**TASK:** Find the lines holding the word "this" and collect them.

**Dataset excerpt:**
.....
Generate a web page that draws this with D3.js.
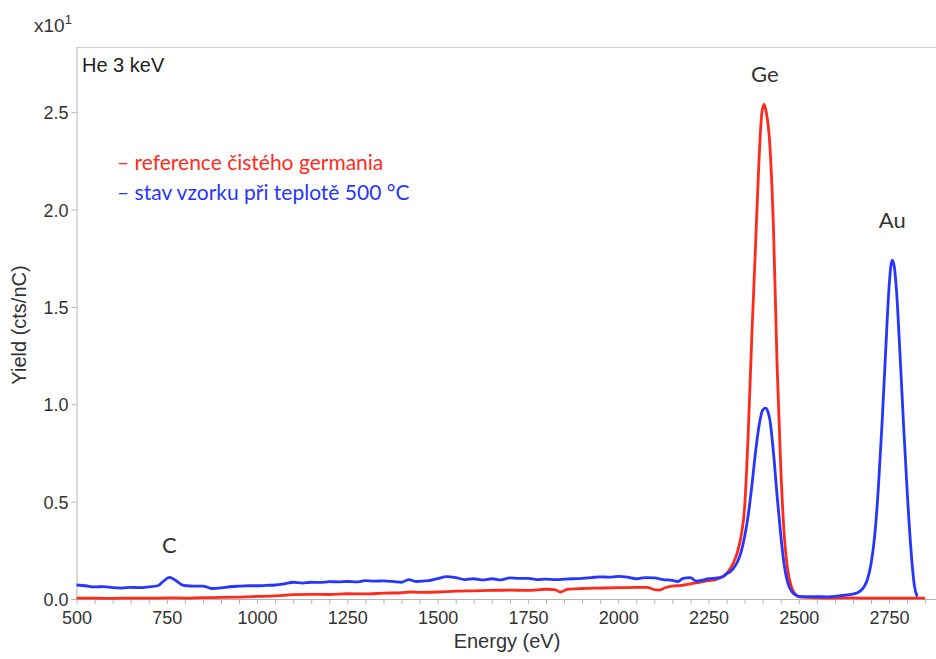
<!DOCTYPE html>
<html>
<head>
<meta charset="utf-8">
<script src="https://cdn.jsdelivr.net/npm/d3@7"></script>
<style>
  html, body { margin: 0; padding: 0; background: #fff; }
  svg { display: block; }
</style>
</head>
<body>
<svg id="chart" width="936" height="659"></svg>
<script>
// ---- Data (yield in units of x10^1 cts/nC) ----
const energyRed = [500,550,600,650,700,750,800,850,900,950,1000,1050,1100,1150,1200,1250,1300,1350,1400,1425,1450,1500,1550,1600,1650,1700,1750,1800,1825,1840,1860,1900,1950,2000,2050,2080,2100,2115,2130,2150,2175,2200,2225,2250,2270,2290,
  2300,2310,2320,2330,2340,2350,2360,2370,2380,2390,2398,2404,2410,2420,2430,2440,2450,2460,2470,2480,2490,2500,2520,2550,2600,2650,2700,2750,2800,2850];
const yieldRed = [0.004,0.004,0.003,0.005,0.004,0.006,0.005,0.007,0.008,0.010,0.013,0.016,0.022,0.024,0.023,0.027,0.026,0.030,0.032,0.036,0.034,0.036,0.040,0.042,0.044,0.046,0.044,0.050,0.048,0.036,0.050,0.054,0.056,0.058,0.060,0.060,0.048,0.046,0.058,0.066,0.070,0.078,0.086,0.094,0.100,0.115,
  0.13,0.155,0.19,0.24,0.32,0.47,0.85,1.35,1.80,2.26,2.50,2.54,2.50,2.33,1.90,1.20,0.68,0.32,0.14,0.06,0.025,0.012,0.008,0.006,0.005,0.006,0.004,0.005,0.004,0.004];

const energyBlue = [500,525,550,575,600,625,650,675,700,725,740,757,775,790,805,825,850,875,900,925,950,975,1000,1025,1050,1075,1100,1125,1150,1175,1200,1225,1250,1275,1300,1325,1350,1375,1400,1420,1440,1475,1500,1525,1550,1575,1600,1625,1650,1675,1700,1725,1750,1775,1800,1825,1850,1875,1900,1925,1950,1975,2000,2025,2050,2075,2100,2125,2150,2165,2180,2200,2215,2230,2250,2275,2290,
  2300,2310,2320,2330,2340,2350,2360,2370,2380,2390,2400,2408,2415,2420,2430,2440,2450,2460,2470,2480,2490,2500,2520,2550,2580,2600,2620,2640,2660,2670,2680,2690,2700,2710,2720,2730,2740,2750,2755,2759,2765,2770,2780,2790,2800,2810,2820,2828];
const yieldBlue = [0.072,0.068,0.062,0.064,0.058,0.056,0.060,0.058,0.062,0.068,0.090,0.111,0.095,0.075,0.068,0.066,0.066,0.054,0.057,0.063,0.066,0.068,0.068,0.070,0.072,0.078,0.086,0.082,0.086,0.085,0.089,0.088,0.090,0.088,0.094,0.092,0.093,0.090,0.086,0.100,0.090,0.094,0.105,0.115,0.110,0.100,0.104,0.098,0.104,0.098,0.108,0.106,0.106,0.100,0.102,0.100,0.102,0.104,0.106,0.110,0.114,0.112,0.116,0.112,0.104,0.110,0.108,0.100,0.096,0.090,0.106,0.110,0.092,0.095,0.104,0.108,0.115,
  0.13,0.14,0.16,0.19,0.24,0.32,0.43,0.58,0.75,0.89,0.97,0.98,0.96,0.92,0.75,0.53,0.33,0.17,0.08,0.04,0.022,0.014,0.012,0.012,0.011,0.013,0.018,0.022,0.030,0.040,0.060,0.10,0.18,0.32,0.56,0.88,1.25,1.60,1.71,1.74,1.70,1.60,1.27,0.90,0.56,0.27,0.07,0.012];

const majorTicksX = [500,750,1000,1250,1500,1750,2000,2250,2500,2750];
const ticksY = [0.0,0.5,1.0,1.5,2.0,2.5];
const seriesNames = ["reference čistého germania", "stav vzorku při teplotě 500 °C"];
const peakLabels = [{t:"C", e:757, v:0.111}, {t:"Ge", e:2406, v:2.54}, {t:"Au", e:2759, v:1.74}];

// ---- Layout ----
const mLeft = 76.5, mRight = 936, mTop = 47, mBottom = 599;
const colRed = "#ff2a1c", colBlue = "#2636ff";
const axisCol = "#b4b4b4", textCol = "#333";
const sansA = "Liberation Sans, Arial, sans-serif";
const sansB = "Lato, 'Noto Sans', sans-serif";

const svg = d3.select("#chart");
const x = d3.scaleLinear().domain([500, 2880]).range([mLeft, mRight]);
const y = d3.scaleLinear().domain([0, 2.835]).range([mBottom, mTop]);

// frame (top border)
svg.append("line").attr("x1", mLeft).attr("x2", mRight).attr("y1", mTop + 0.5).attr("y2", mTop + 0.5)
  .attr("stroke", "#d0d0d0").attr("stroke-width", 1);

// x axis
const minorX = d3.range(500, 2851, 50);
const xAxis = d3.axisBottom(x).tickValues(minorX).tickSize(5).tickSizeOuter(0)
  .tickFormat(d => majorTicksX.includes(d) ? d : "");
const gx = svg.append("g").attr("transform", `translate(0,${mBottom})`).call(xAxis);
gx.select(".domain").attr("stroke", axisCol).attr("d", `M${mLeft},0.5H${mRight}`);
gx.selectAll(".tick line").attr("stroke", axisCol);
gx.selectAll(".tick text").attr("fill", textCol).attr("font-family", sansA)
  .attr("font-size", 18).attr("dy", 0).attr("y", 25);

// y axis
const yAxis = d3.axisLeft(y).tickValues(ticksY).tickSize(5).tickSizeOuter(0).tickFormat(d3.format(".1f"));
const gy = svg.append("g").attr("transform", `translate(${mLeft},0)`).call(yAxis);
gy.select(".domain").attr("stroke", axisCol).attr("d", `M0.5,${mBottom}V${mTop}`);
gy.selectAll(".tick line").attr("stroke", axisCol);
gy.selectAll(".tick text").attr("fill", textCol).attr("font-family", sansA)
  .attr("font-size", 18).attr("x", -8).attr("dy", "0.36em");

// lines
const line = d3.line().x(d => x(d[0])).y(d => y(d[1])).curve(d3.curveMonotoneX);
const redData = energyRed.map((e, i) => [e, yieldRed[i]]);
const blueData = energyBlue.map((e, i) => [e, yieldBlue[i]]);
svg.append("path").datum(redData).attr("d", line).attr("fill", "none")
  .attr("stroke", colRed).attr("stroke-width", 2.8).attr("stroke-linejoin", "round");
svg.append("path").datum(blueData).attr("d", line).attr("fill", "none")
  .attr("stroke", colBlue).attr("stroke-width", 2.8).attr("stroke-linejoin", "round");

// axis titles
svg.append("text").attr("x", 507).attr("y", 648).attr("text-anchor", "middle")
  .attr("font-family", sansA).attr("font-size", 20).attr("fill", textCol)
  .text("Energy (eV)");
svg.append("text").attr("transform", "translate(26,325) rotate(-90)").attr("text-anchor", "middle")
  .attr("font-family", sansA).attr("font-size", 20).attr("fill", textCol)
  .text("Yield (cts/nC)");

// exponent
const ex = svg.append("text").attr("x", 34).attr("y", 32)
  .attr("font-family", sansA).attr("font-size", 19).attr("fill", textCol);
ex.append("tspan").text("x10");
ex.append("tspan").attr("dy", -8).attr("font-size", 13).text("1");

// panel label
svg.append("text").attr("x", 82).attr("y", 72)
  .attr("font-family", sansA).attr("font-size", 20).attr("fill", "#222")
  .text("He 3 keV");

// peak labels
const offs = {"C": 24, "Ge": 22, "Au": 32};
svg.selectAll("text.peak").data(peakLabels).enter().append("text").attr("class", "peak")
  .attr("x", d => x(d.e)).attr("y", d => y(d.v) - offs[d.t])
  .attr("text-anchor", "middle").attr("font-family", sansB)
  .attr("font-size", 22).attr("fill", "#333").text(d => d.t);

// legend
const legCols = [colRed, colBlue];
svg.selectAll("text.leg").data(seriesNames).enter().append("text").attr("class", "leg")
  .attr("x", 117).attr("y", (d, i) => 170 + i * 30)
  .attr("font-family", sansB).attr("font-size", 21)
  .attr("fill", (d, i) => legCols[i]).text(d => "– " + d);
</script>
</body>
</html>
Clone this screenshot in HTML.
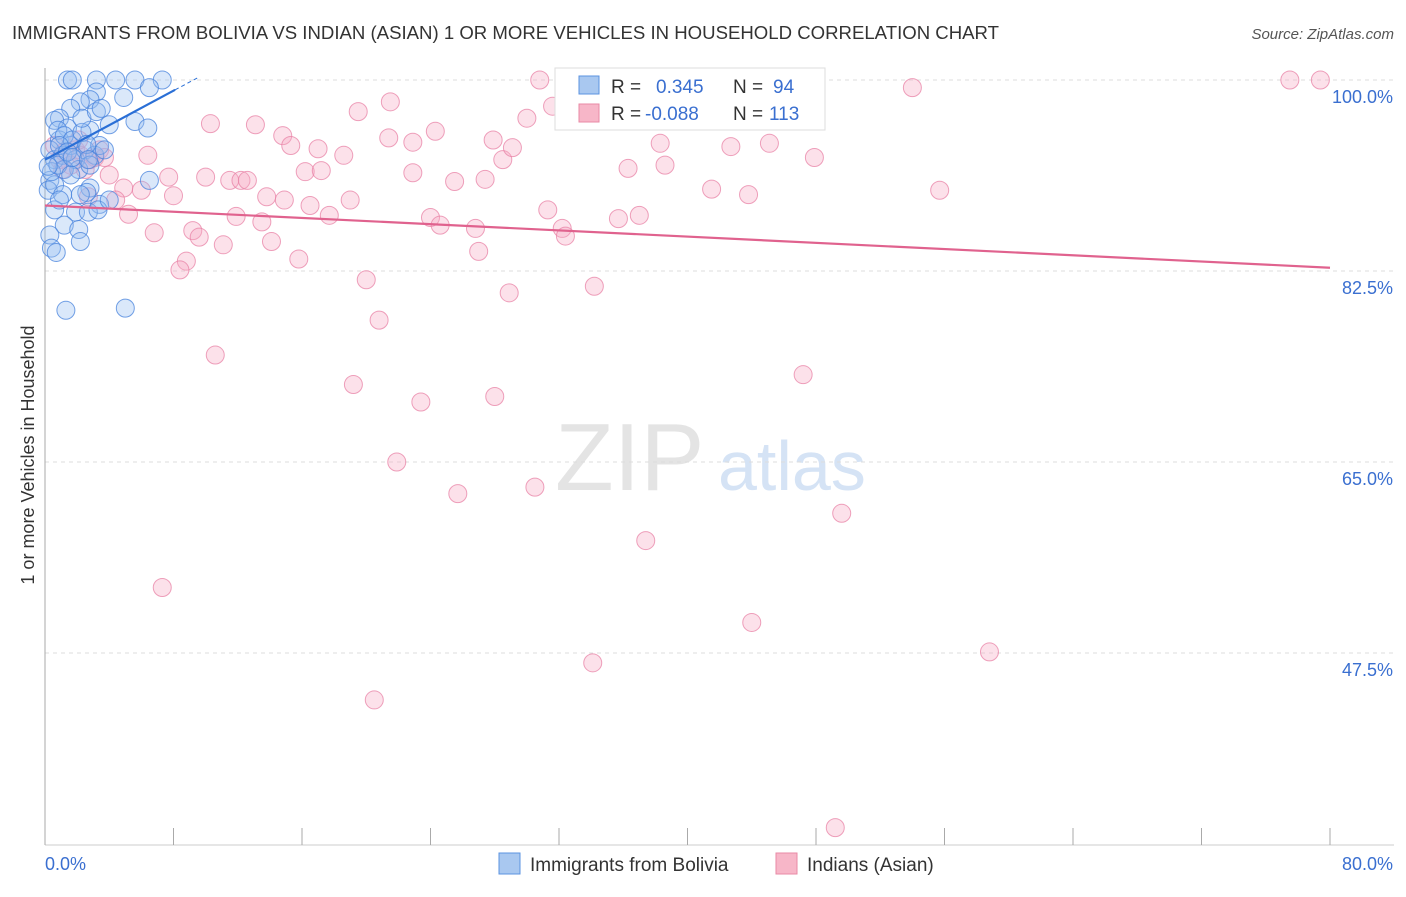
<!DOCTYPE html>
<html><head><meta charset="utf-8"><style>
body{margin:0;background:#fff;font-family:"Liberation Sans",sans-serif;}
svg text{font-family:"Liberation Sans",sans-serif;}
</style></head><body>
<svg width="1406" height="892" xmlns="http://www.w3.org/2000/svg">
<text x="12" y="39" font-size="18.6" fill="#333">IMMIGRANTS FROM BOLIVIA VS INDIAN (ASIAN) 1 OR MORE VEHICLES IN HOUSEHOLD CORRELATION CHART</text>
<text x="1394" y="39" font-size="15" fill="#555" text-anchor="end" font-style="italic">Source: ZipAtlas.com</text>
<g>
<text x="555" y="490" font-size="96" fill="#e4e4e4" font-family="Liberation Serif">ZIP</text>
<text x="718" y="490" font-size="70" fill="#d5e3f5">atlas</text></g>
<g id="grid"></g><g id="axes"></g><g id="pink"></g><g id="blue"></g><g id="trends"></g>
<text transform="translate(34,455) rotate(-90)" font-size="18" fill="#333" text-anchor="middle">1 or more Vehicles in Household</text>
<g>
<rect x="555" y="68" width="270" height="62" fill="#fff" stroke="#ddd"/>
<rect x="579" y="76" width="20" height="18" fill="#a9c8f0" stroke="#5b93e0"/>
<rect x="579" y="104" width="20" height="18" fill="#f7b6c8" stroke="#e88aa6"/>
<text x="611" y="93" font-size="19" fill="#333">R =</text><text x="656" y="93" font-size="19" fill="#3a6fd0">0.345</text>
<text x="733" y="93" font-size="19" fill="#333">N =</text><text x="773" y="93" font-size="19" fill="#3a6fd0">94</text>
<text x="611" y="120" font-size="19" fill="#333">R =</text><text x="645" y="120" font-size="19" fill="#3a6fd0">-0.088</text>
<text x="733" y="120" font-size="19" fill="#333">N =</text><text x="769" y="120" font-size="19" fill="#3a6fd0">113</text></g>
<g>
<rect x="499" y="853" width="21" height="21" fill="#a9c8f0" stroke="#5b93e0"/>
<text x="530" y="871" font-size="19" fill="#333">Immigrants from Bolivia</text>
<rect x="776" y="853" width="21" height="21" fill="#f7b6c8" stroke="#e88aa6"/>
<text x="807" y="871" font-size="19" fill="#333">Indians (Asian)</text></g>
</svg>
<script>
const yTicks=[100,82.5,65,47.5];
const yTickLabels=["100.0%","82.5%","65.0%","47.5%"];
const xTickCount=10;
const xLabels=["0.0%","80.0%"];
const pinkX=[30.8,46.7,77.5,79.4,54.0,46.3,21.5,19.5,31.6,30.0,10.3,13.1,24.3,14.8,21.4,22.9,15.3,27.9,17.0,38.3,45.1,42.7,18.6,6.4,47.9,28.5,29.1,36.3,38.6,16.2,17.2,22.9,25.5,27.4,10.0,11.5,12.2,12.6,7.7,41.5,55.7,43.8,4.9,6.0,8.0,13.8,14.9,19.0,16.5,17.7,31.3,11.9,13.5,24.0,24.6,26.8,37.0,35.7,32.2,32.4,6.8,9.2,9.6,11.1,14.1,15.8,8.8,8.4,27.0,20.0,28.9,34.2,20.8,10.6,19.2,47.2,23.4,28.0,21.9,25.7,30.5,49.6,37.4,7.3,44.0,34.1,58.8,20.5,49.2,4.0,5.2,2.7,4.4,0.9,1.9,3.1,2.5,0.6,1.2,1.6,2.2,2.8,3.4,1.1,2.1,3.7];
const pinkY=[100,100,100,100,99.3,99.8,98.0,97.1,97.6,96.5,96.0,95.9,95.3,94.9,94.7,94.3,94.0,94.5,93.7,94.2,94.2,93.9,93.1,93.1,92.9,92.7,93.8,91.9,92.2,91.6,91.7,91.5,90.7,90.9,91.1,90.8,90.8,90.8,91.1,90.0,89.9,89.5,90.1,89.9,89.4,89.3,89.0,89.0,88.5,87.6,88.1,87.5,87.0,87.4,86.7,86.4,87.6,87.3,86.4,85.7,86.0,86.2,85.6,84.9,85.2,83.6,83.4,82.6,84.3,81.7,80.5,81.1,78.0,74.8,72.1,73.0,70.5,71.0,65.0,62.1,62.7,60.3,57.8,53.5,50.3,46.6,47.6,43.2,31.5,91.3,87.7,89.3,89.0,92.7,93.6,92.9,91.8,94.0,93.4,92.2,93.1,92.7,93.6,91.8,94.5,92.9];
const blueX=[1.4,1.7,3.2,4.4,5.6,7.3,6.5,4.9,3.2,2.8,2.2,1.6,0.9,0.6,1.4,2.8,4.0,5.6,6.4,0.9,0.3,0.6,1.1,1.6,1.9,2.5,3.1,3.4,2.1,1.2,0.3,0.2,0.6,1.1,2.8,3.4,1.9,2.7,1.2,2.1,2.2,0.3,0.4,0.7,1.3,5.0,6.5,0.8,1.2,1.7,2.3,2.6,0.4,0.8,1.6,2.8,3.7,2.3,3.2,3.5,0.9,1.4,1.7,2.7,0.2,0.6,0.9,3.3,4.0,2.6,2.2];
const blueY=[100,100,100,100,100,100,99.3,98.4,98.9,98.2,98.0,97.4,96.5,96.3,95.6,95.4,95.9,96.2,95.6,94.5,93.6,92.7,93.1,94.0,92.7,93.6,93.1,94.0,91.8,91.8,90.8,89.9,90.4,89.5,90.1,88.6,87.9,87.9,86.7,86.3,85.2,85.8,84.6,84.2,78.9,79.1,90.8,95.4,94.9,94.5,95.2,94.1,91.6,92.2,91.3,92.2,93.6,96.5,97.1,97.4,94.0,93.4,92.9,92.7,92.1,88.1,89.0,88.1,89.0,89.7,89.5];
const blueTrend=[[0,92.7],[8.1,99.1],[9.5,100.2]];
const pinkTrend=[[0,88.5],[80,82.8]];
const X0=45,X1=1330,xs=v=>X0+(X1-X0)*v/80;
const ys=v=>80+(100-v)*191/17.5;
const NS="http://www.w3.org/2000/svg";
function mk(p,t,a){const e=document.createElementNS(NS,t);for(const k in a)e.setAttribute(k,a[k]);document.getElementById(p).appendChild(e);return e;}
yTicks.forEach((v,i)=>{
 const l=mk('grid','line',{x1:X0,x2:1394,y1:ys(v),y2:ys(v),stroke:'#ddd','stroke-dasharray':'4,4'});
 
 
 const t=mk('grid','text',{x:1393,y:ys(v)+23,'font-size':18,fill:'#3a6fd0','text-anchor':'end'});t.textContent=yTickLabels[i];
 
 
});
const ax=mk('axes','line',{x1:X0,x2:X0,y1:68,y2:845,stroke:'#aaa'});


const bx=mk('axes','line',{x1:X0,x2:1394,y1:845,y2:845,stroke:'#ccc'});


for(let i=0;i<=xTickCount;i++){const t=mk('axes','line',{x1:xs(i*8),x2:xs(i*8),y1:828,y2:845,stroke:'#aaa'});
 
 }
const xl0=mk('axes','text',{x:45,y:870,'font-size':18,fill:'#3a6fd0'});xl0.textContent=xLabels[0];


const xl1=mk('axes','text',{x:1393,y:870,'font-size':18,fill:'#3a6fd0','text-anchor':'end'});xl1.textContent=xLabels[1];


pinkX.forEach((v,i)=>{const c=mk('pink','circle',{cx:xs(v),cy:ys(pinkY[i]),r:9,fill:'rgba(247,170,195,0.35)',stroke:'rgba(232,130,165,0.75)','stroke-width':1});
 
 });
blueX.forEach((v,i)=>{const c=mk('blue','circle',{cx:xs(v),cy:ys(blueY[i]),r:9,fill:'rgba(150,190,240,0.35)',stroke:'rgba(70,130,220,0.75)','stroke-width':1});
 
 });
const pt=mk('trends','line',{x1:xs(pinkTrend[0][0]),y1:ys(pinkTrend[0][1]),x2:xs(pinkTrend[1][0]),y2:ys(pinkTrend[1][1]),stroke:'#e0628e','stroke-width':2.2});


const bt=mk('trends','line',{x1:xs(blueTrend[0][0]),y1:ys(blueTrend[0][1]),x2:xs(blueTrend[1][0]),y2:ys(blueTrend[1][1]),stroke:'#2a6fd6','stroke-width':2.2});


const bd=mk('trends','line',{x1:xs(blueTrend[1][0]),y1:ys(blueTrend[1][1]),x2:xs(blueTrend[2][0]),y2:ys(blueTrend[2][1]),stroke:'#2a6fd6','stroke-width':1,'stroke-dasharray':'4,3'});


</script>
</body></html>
.....
**FINISHED ANSWER:**
Generate a web page that draws this with D3.js.
Clone this screenshot in HTML.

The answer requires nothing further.